While looking for A-list talent to narrate a book is always tempting, big names only work if they have a genuine connection with the material, she says. “For me, I would much rather get somebody who isn’t a household name but is absolutely bang on. When you’ve got the right voice on a particular text, it’s just magic to listen to.” Narrators themselves often accrue fans, who follow them from book to book.

Authors themselves are also getting much more involved in the casting process. “There seems to be a much greater embrace of audio right from the start now with authors, which is really exciting because it turns it into a collaborative casting process,” says Barrett. Some are even writing with the audio version in mind. Ben Aaronovitch, author of the Rivers of London fantasy series, has admitted that he now has actor Kobna Holdbrook-Smith’s version of his characters in his head when he writes.

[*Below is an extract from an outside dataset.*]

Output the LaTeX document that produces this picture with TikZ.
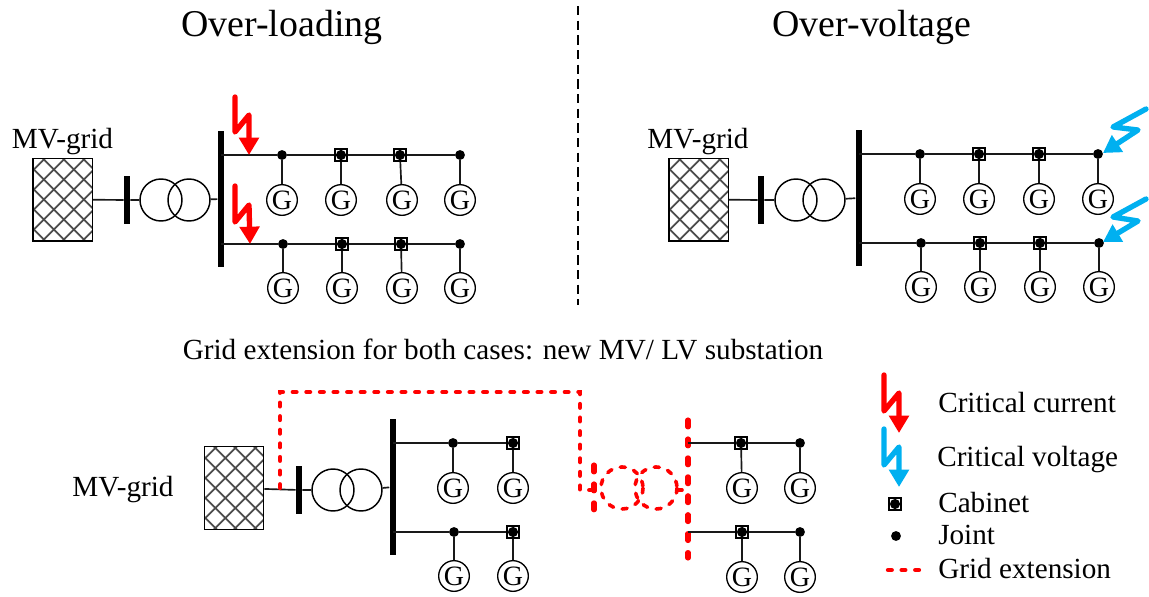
\documentclass[tikz,border=0pt]{standalone}
\usepackage{fontspec}
\setmainfont{Liberation Serif}
\usetikzlibrary{arrows.meta,calc}
\definecolor{blt}{RGB}{0,176,240}
\definecolor{rd}{RGB}{255,0,0}
\tikzset{
  x=0.75pt,y=-0.75pt,
  wire/.style={line width=1.25pt,draw=black!90},
  gridbox/.style={draw=black,line width=1pt,minimum width=44.5pt,minimum height=62pt,inner sep=0pt,
    path picture={
      \foreach \k in {-9,...,9}{
        \draw[black!70,line width=1.3pt] ($(path picture bounding box.center)+(\k*15pt+1pt,-40pt)+(-40pt,0pt)$) -- ++(80pt,80pt);
        \draw[black!70,line width=1.3pt] ($(path picture bounding box.center)+(\k*15pt+1pt,-40pt)+(40pt,0pt)$) -- ++(-80pt,80pt);
      }}},
  minibar/.style={fill=black,inner sep=0pt,minimum width=4.6pt,minimum height=35.5pt},
  bigbar/.style={fill=black,inner sep=0pt,minimum width=5.2pt,minimum height=102pt},
  tcircle/.style={circle,draw=black,line width=1.1pt,minimum size=31.5pt,inner sep=0pt},
  gen/.style={circle,draw=black,line width=1pt,minimum size=23pt,inner sep=0pt,font=\fontsize{21}{21}\selectfont},
  joint/.style={circle,fill=black,minimum size=7.4pt,inner sep=0pt},
  cab/.style={rectangle,draw=black,line width=0.9pt,minimum size=9pt,inner sep=0pt,fill=white,
    path picture={\fill[black] (path picture bounding box.center) circle (3.8pt);}},
  title/.style={font=\fontsize{28.4}{28.4}\selectfont,inner sep=0pt},
  lab/.style={font=\fontsize{21.9}{21.9}\selectfont,inner sep=0pt},
  bolt/.style={line width=4pt,line join=round,line cap=round,-{Triangle[length=13pt,width=14.5pt]}},
  ext/.style={draw=rd,line width=3.2pt,dash pattern=on 2.8pt off 7.4pt,line cap=round},
  extbar/.style={draw=rd,line width=3.8pt,line cap=round,dash pattern=on 5.2pt off 9pt},
  extc/.style={draw=rd,line width=2.7pt,line cap=round,dash pattern=on 3.8pt off 6.6pt},
}
\newcommand{\Jt}[3]{\node[joint] (#1) at (#2,#3) {};}
\newcommand{\Cb}[3]{\node[cab] (#1) at (#2,#3) {};}
\newcommand{\Gn}[3]{\node[gen] (#1g) at (#2,#3) {G}; \draw[wire] (#1) -- (#1g);}
\begin{document}
\begin{tikzpicture}
\useasboundingbox (0,0) rectangle (1149,596);
% titles
\node[title] (t1) at (282,27) {Over-loading};
\node[title] (t2) at (872,27) {Over-voltage};
\coordinate (da) at (578,6); \coordinate (db) at (578,305);
\draw[black,line width=0.9pt,dash pattern=on 7pt off 4pt] (da) -- (db);
% ---------- top left
\node[gridbox] (a0) at (62.5,199.5) {};
\node[lab,anchor=base] (al) at (62.5,148) {MV-grid};
\node[minibar] (ab) at (127,200) {};
\node[tcircle] (at1) at (161,200) {};
\node[tcircle] (at2) at (189,200) {};
\node[bigbar] (as) at (221,199) {};
\draw[wire] (a0) -- (ab) (ab) -- (at1) (at2) -- (as);
\coordinate (af1) at (221,155); \coordinate (af2) at (221,244);
\Jt{aa1}{282}{155}\Cb{aa2}{341}{155}\Cb{aa3}{400}{155}\Jt{aa4}{460}{155}
\draw[wire] (af1) -- (aa1) -- (aa2) -- (aa3) -- (aa4);
\Gn{aa1}{282}{200}\Gn{aa2}{341}{200}\Gn{aa3}{402}{200}\Gn{aa4}{460}{200}
\Jt{ab1}{283}{244}\Cb{ab2}{342}{244}\Cb{ab3}{401}{244}\Jt{ab4}{460}{244}
\draw[wire] (af2) -- (ab1) -- (ab2) -- (ab3) -- (ab4);
\Gn{ab1}{283}{288}\Gn{ab2}{342}{288}\Gn{ab3}{402}{288}\Gn{ab4}{460}{288}
\draw[bolt,draw=rd] (235,97) -- (235,132) -- (249,115) -- (249,155);
\draw[bolt,draw=rd] (235,186) -- (235,222) -- (249,205) -- (250,244);
% ---------- top right
\node[gridbox] (b0) at (698.5,199.5) {};
\node[lab,anchor=base] (bl) at (698,148) {MV-grid};
\node[minibar] (bb) at (761,200) {};
\node[tcircle] (bt1) at (796,200) {};
\node[tcircle] (bt2) at (824,200) {};
\node[bigbar] (bs) at (859,198) {};
\draw[wire] (b0) -- (bb) (bb) -- (bt1) (bt2) -- (bs);
\coordinate (bf1) at (859,154); \coordinate (bf2) at (859,243);
\Jt{ba1}{920}{154}\Cb{ba2}{979}{154}\Cb{ba3}{1039}{154}\Jt{ba4}{1098}{154}
\draw[wire] (bf1) -- (ba1) -- (ba2) -- (ba3) -- (ba4);
\Gn{ba1}{920}{199}\Gn{ba2}{979}{199}\Gn{ba3}{1039}{199}\Gn{ba4}{1098}{199}
\Jt{bb1}{921}{243}\Cb{bb2}{980}{243}\Cb{bb3}{1040}{243}\Jt{bb4}{1099}{243}
\draw[wire] (bf2) -- (bb1) -- (bb2) -- (bb3) -- (bb4);
\Gn{bb1}{921}{287}\Gn{bb2}{980}{287}\Gn{bb3}{1040}{287}\Gn{bb4}{1099}{287}
\draw[bolt,draw=blt] (1146,109) -- (1113,127) -- (1138,130) -- (1103,153);
\draw[bolt,draw=blt] (1146,199) -- (1113,217) -- (1138,221) -- (1103,242);
% ---------- caption
\node[lab,anchor=base] (cap) at (503,359) {Grid extension for both cases: new MV/ LV substation};
% ---------- bottom
\node[gridbox] (c0) at (234,488) {};
\node[lab,anchor=base] (cl) at (123,496) {MV-grid};
\node[minibar] (cb) at (299,490) {};
\node[tcircle] (ct1) at (333,490) {};
\node[tcircle] (ct2) at (361,490) {};
\node[bigbar] (cs) at (393,487) {};
\draw[wire] (c0) -- (cb) (cb) -- (ct1) (ct2) -- (cs);
\coordinate (cf1) at (393,443); \coordinate (cf2) at (393,532);
\Jt{ca1}{453}{443}\Cb{ca2}{513}{443}
\draw[wire] (cf1) -- (ca1) -- (ca2);
\Gn{ca1}{453}{488}\Gn{ca2}{513}{488}
\Jt{cc1}{454}{532}\Cb{cc2}{513}{532}
\draw[wire] (cf2) -- (cc1) -- (cc2);
\Gn{cc1}{454}{576}\Gn{cc2}{513}{576}
% new substation
\coordinate (xa) at (280,488); \coordinate (xb) at (280,392); \coordinate (xc) at (580,392);
\coordinate (xd) at (580,490); \coordinate (xe) at (594,490);
\draw[ext] (xa) -- (xb) -- (xc) -- (xd) -- (xe);
\coordinate (b1a) at (594,465); \coordinate (b1b) at (594,510);
\draw[extbar] (b1a) -- (b1b);
\coordinate (xc1) at (622,488); \coordinate (xc2) at (656,488);
\draw[extc] (xc1) circle (21) (xc2) circle (21);
\coordinate (b2a) at (688,420); \coordinate (b2b) at (688,558);
\draw[extbar] (b2a) -- (b2b);
\coordinate (st1) at (677,490); \coordinate (st2) at (682,490);
\draw[extc,solid] (st1) -- (st2);
\coordinate (df1) at (688,443); \coordinate (df2) at (688,532);
\Cb{da1}{741}{443}\Jt{da2}{800}{443}
\draw[wire] (df1) -- (da1) -- (da2);
\Gn{da1}{742}{488}\Gn{da2}{800}{488}
\Cb{dc1}{742}{532}\Jt{dc2}{800}{532}
\draw[wire] (df2) -- (dc1) -- (dc2);
\Gn{dc1}{742}{577}\Gn{dc2}{800}{577}
% ---------- legend
\draw[bolt,draw=rd] (884,375) -- (884,411) -- (899,393) -- (899,433);
\draw[bolt,draw=blt] (884,429) -- (884,465) -- (899,447) -- (899,487);
\node[cab] (lc) at (895,504) {};
\node[joint] (lj) at (896,536) {};
\coordinate (le1) at (888,570); \coordinate (le2) at (920,570);
\draw[ext] (le1) -- (le2);
\node[lab,anchor=base west] (l1) at (938,412) {Critical current};
\node[lab,anchor=base west] (l2) at (937,466) {Critical voltage};
\node[lab,anchor=base west] (l3) at (938,512) {Cabinet};
\node[lab,anchor=base west] (l4) at (938,544.5) {Joint};
\node[lab,anchor=base west] (l5) at (938,578) {Grid extension};
\end{tikzpicture}
\end{document}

Others are writing audio-only content. Michael Lewis, Adam Kay, Jon Ronson, Joanne Harris and Phillip Pullman have all written original works for Audible. “For them, I think it’s an exciting opportunity to try creative writing but in a different format, thinking about audio and how your story will resonate to the listener,” says Howell. Original content is now a major focus for the platform, which is also working with playwrights to create new dramas. “Access to theatre can still be fairly limited, and I think a lot of playwrights are excited about the opportunity to reach out to new audiences through audio.”

For Richard Lennon, there is as much excitement to be found in raiding the catalogue, and creating audiobooks for authors and texts who have never been on tape before. “You have the kid-in-the-sweet-shop moment of being able to create recordings of some of these really wonderfully iconic things that have never been done.”

So what of the future? Barrett thinks we’re only just beginning to see the potential of audio as an artform. “We’ve reached that tipping point where it’s getting to be fairly mainstream, but the artistry element is still all to play for. We’re in the kind of ‘planting the flag in the sand’ stage when it comes to ambitious productions.” And what of the people who still think they’re not ‘proper’ books? “The people that are sniffy about them are the people who will be sniffy about anything. I’m not overly perturbed by that.”